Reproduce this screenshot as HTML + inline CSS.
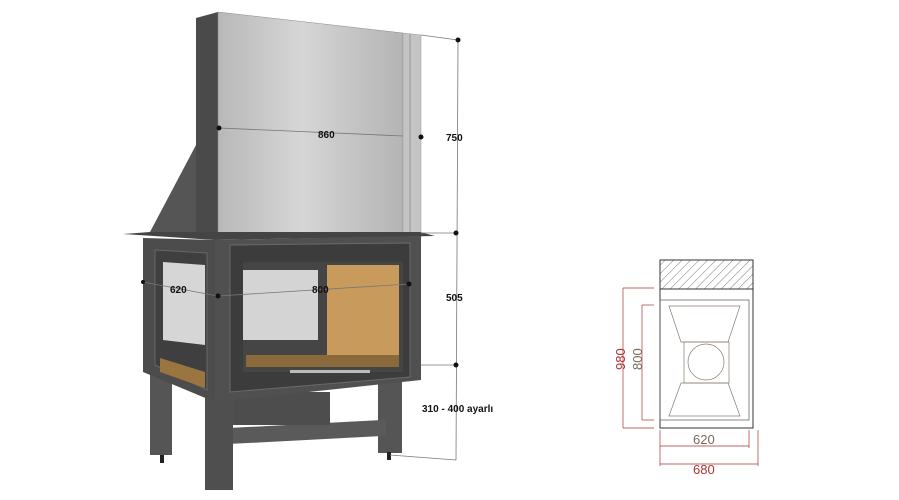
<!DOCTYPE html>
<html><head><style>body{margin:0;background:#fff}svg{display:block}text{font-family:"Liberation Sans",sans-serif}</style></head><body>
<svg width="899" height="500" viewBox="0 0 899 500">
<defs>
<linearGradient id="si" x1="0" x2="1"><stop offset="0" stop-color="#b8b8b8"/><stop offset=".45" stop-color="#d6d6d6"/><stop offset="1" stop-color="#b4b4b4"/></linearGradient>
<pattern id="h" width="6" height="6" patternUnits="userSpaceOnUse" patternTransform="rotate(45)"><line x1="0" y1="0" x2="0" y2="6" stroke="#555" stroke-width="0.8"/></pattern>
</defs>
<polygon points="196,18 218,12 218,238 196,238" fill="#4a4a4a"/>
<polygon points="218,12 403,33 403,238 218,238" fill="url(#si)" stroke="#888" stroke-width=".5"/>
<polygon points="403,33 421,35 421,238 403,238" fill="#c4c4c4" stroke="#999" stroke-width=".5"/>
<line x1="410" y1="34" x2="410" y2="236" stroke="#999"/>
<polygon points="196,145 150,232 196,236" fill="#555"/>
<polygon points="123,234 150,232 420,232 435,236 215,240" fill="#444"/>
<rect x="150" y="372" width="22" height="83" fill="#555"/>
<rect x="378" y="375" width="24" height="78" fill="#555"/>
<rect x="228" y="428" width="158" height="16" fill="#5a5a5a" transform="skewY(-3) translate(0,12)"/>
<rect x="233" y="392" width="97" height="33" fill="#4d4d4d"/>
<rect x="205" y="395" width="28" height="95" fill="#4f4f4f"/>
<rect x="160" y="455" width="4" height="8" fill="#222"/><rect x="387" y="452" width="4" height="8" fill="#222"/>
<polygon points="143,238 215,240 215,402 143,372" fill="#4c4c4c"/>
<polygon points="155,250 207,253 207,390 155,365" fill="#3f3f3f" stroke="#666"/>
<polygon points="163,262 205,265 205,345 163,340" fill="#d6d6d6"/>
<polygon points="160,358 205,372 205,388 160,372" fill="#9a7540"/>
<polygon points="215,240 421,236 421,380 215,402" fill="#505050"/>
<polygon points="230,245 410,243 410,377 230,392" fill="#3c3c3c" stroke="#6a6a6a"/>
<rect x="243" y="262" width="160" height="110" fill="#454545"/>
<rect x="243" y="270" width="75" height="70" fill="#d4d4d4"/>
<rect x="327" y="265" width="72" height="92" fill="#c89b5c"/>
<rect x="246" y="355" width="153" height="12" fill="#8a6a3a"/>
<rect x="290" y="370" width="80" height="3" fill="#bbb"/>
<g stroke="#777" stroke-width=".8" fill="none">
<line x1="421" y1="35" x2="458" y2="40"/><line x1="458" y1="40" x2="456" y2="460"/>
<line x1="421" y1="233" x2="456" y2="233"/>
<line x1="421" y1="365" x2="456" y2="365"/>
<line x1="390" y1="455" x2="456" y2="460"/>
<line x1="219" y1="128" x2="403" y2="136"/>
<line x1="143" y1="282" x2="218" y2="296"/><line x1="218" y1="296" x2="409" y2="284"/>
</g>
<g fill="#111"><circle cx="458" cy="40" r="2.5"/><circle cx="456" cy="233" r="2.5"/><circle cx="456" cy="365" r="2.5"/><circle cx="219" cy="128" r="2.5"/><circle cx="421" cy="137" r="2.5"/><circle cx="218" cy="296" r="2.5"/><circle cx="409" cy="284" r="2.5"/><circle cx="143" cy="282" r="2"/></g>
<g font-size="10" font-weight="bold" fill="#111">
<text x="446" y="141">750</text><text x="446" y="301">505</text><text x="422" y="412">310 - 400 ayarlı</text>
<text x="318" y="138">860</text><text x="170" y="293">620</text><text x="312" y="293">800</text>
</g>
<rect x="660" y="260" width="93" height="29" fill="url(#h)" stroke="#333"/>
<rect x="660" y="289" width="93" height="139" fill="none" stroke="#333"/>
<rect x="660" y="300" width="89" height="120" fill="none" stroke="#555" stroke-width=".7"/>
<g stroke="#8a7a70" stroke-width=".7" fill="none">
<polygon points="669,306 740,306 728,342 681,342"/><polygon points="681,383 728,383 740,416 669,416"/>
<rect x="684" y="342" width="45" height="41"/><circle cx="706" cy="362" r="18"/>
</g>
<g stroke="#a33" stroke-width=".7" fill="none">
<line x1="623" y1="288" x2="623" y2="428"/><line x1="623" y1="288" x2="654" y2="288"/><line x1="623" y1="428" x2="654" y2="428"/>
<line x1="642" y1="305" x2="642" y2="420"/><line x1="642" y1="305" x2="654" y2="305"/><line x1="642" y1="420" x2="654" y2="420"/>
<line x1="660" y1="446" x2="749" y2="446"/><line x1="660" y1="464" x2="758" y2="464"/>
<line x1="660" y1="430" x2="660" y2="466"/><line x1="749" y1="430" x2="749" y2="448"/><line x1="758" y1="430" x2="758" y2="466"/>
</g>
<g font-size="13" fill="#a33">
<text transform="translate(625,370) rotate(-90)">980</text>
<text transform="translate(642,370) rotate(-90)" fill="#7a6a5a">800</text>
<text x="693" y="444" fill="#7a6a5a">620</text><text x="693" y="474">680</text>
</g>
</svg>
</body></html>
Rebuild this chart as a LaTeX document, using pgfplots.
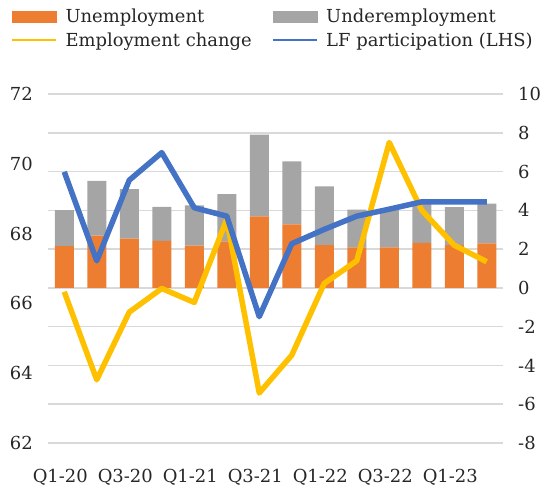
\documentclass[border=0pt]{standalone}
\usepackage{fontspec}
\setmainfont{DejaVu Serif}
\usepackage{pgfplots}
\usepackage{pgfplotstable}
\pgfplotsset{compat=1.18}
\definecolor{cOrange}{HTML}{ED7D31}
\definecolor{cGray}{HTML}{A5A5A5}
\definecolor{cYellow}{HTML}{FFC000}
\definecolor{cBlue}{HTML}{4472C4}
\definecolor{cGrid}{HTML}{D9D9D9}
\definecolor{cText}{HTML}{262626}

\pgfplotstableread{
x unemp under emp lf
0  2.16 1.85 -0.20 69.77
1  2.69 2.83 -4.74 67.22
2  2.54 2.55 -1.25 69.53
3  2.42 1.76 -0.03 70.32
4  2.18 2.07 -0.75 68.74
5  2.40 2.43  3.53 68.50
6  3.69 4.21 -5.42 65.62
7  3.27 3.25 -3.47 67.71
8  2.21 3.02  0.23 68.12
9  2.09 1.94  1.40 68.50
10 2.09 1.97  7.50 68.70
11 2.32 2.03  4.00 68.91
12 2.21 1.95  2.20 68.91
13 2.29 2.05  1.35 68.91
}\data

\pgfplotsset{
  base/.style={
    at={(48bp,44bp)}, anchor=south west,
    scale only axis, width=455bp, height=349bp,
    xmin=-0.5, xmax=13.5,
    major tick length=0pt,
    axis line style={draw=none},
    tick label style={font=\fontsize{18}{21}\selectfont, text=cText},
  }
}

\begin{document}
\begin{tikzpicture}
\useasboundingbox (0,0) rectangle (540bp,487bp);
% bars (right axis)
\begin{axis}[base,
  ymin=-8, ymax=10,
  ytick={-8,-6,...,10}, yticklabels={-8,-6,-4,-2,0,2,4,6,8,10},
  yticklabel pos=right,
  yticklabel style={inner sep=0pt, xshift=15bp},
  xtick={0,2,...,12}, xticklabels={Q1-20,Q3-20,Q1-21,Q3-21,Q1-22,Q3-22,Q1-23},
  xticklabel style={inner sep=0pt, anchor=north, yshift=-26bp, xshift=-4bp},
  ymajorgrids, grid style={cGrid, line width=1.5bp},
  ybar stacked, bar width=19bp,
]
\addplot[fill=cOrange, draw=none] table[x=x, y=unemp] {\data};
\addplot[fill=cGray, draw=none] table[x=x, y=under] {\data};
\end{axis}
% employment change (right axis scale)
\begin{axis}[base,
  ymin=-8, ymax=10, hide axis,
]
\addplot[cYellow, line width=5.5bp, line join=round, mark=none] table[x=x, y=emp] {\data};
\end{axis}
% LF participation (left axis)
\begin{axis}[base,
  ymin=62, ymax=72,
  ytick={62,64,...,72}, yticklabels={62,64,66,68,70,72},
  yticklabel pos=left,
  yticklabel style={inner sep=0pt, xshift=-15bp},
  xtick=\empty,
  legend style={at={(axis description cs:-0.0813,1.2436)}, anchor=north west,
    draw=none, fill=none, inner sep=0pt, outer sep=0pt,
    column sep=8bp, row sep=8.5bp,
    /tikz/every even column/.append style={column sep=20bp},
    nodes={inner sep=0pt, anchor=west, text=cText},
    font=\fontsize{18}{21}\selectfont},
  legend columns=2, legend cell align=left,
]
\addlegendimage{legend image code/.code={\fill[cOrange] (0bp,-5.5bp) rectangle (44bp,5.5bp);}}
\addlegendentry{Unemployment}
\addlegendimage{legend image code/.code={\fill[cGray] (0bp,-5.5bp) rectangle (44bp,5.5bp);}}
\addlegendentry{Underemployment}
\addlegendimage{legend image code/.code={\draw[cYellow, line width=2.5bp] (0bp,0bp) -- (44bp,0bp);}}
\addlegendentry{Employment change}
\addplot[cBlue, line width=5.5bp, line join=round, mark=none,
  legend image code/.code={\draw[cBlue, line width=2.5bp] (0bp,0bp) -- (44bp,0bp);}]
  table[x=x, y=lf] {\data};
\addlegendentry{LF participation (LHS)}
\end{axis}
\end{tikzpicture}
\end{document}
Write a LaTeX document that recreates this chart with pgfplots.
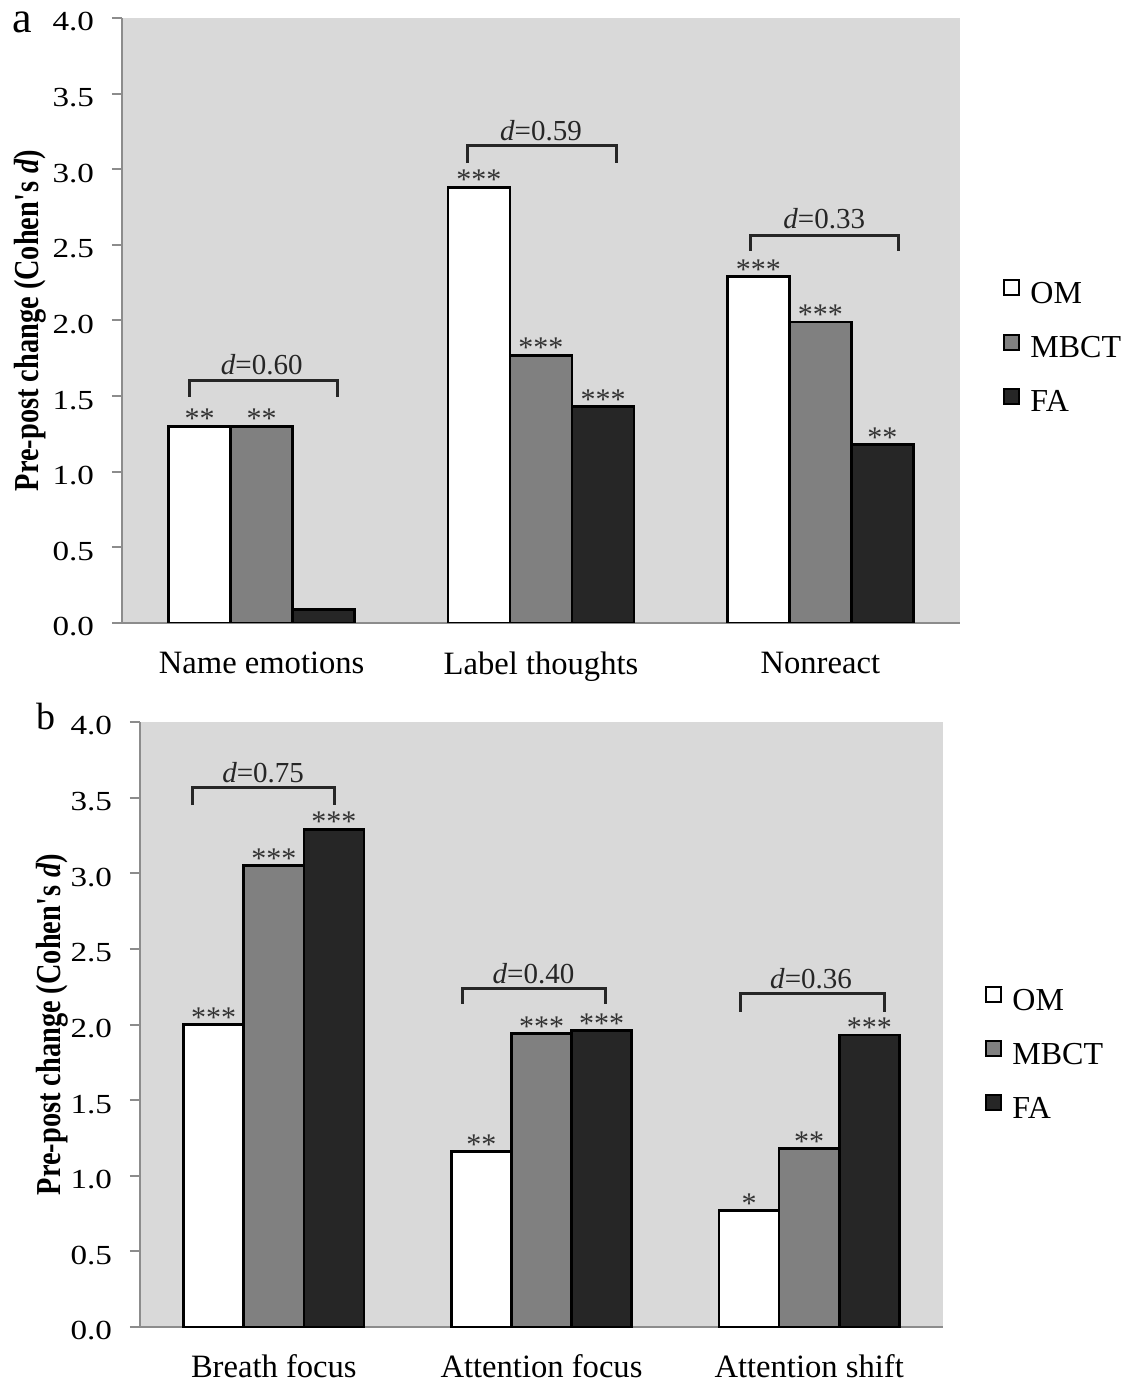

### [The request]
Show all lines from the listing above in which "this" appears.

### [Result of the task]
Reproduce this screenshot as HTML + inline CSS.
Rebuild this chart as a LaTeX document, using pgfplots.
Write a LaTeX document that recreates this chart with pgfplots.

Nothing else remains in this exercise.